Opera Internet browser becomes free

By Editing Staff
September 21, 2005
Opera Software has ended the use of ads in the zero cost version of its Opera web browser. Opera is intended as closed source software, its license states that You shall not modify, translate, reverse engineer, decompile or disassemble the Software or any part thereof or otherwise attempt to derive source code or create derivative works therefrom. [1]. Until now the program displayed an advertisement when being used, however the program had an option that would remove the advertisment in return for a fee. Company Officials expressed hope that this move would prompt more users to download the Opera browser and thus increase the company's revenue from its search engine product.

"The idea is to get a lot more users than we have currently," said Opera CEO Jon S. von Tetzchner. "Removing the ad banner and licensing fee will encourage many new users to discover the Opera browser."

Opera's features compete directly with Mozilla Firefox, and include tabbed browsing, pop-up blocking, integrated search, mouse gestures and voice control for various features. Its license does not compete with Mozilla Firefox, since Mozilla Firefox is free software, which can be freely modified and redistributed.

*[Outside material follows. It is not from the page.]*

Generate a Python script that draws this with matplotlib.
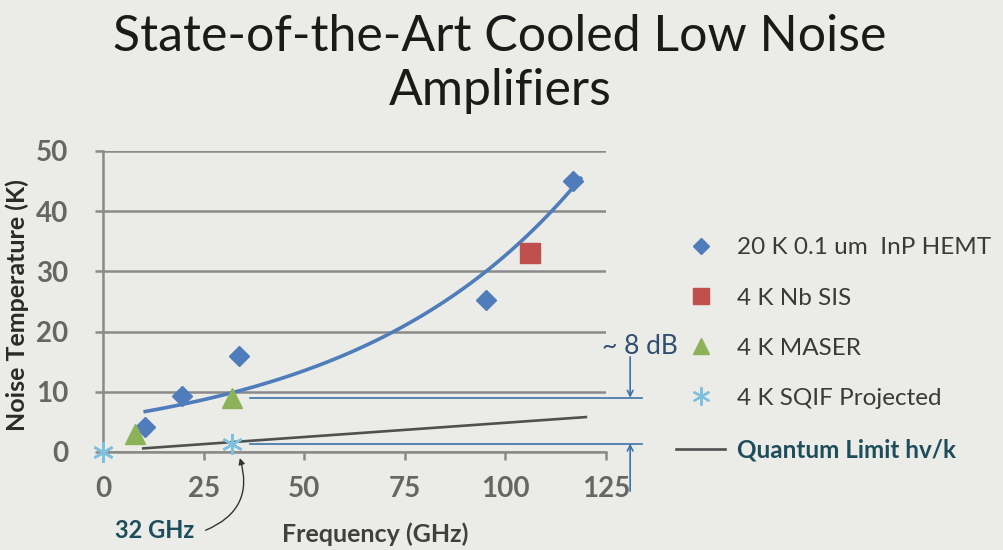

"We believe that the revenue from third-party offerings will increase in proportion to desktop revenue as more users adopt Opera," said Mr. von Tetzchner.

You can download Opera at the Opera website for Windows, Apple and Linux.

Opera is also offering torrents of the new release to ease the load on their servers.

About Opera: Opera was started in 1995 with the idea of offering an alternate browser to the then-dominant Netscape (see Opera: Mobile Browser Diva). The company got its name as it is recognizable across many different languages. What’s more, the company’s chief technology officer, Håkon Wium Lie, is a huge Opera fan, particularly of Richard Wagner.